Single by Schoolly D

from the album Schoolly D
- B-side: "Gucci Time"
- Released: 1985
- Recorded: 1985
- Genre: East Coast hip-hop; hardcore hip-hop; gangsta rap;
- Length: 6:02
- Label: Schoolly D
- Songwriter: J.B. Weaver Jr.
- Producer: J.B. Weaver Jr.

Schoolly D singles chronology
| "Gangster Boogie" (1984) | "P.S.K. What Does It Mean?" (1985) | "C.I.A." (1985) |

= P.S.K. What Does It Mean? =

"P.S.K. What Does It Mean?" (also written as "P.S.K. (What Does It Mean?)") is a song released in 1985 by Philadelphia rapper Schoolly D on his independent label Schoolly D Records. P.S.K. is the abbreviation for Park Side Killas, a street gang with which Schoolly D was affiliated. The highly influential song is considered the first gangsta rap and hardcore rap song and features descriptions of graphic sex, gun violence, drug references, along with one of the first uses of the word "nigga" in a rap song (earlier uses include "Scoopy Rap" and "Family Rap" in 1979 and "New York New York" in 1983).

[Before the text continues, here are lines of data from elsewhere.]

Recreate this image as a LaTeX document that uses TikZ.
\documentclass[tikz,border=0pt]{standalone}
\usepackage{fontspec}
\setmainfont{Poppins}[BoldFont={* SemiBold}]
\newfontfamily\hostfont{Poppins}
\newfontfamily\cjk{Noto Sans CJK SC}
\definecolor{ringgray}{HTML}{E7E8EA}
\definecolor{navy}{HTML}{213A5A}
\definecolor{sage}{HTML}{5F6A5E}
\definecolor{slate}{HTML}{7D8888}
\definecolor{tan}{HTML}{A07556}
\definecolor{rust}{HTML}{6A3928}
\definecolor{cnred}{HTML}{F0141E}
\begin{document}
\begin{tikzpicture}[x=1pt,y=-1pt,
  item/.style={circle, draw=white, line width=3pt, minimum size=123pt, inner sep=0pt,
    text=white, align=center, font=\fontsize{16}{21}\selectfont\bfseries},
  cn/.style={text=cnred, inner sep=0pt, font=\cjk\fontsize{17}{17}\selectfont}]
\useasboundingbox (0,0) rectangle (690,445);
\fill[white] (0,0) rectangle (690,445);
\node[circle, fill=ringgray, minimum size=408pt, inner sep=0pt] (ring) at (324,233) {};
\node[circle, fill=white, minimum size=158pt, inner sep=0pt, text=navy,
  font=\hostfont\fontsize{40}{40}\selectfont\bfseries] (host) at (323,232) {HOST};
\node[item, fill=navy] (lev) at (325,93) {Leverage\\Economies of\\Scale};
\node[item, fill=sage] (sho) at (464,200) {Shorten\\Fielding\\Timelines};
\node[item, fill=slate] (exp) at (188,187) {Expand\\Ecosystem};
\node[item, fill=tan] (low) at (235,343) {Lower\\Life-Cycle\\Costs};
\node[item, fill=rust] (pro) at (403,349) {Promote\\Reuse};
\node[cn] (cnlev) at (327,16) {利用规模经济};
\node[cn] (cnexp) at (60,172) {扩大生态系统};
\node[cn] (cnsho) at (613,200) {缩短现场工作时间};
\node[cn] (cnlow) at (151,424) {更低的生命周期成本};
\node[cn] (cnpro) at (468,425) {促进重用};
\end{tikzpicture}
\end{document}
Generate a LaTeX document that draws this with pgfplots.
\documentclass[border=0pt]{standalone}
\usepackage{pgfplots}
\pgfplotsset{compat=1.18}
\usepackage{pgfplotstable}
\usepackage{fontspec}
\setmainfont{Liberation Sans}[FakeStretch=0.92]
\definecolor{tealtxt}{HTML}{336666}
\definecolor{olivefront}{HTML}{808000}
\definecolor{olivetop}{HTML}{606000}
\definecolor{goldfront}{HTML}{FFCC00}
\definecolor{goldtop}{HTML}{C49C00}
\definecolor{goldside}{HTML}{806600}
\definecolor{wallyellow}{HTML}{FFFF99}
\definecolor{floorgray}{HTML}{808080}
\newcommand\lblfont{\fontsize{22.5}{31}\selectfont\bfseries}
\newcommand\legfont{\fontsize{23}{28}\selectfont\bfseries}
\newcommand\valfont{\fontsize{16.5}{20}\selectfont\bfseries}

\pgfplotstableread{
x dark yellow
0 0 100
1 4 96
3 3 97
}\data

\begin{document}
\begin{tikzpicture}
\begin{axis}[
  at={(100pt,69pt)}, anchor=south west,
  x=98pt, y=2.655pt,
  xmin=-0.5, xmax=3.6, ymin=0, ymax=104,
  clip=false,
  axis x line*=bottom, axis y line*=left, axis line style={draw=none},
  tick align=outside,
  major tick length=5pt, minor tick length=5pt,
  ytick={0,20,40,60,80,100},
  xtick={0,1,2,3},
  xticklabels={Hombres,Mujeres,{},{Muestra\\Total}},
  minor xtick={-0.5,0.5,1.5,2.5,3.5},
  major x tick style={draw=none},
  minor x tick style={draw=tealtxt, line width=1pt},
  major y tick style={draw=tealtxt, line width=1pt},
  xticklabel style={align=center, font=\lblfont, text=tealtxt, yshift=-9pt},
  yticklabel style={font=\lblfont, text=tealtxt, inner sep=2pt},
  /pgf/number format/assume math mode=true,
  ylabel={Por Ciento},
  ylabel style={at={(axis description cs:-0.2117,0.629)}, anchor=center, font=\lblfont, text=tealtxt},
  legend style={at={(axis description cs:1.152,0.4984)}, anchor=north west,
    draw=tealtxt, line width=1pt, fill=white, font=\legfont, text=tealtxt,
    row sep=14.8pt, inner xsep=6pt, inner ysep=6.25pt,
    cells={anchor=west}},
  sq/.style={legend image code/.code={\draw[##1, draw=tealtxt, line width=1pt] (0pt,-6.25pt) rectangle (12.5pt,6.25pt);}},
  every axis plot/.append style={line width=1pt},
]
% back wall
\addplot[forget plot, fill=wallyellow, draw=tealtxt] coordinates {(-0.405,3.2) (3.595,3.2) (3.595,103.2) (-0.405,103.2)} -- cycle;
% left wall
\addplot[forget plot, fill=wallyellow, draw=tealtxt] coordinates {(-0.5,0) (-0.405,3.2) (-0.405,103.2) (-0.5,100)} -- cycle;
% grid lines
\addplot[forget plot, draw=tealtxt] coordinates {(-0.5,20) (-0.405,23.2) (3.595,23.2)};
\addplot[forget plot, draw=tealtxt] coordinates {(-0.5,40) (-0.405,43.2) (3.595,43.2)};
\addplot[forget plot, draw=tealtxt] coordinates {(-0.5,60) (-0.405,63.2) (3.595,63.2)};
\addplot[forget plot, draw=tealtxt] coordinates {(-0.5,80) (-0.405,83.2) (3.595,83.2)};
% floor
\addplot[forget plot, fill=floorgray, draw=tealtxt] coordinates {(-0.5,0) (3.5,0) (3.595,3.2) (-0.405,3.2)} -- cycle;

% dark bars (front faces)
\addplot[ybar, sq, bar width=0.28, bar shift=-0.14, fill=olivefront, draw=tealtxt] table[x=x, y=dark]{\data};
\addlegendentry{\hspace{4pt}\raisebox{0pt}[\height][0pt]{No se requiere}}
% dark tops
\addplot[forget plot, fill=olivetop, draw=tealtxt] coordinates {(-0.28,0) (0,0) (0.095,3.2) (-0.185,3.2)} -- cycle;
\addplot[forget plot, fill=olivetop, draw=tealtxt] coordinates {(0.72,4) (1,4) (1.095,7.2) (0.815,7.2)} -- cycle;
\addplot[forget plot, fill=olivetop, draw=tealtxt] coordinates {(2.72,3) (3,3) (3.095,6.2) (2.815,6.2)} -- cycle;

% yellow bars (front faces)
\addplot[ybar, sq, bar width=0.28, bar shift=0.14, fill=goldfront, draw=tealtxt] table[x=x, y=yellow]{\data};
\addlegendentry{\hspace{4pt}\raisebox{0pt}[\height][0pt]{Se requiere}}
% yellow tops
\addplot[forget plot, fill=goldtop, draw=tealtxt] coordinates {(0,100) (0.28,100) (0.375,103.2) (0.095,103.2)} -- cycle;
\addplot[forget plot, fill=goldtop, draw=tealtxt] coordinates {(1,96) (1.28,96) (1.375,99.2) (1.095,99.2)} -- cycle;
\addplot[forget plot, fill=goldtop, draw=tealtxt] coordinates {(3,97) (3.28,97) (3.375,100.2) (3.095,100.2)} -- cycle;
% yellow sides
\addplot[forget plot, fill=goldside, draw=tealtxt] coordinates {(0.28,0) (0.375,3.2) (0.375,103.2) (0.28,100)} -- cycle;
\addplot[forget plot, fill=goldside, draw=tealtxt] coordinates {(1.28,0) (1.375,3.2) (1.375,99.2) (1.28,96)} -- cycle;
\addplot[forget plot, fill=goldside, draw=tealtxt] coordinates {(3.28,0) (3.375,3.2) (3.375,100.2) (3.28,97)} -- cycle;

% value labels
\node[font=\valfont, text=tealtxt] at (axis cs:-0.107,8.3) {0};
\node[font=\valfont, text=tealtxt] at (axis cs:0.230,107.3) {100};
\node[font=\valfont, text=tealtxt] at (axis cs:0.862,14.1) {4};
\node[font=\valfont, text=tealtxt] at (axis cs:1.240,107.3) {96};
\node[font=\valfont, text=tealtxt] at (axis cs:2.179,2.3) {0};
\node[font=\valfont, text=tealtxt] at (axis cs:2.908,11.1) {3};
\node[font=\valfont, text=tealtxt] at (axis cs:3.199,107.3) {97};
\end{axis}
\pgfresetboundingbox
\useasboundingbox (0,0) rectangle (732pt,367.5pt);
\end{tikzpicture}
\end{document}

It would be critical to the rise of West Coast gangsta rap when the street hustler, gang member and upcoming rapper by the name of Ice-T released his hardcore anthem "6 in the Mornin'" that he has said in interviews was written after he heard Schoolly D's "P.S.K." Eazy-E's first song "Boyz-N-The-Hood" is also heavily influenced by "P.S.K." Another fan of the song is musician Moby and Danny Diablo, who covered it with the Lordz of Brooklyn.

The influential beat was performed by a Roland TR-909 drum machine. It would later be the basis of Siouxsie and the Banshees' song "Kiss Them for Me" and Strike's "I Have Peace" while "Pearl" by Chapterhouse and a remix of "Ain't Nobody Stupid", written by Ne-Yo, amongst many other acts. Schoolly D has said that the distinctive large amount of reverb on the drums on the track was influenced by him and his crew's heavy use of marijuana while recording, and that they kept calling out for "more reverb" during the session. American rapper The Notorious B.I.G. included it on "B.I.G. Interlude", as does DJ Khaled for the song "It Ain't Over 'Til It's Over" featuring Mary J. Blige, Fabolous and Jadakiss from Khaled's 2011 studio album We the Best Forever. Eminem also samples it on his song "So Far..." from The Marshall Mathers LP 2. This song has been sampled by The Prodigy on three occasions. It was first used on the song "Rock 'N' Roll", which later became "You'll Be Under My Wheels". They used it a second time in the song "Diesel Power". They used it a third time on the song Medicine. Also the beat was sampled on Case's "Touch Me Tease Me."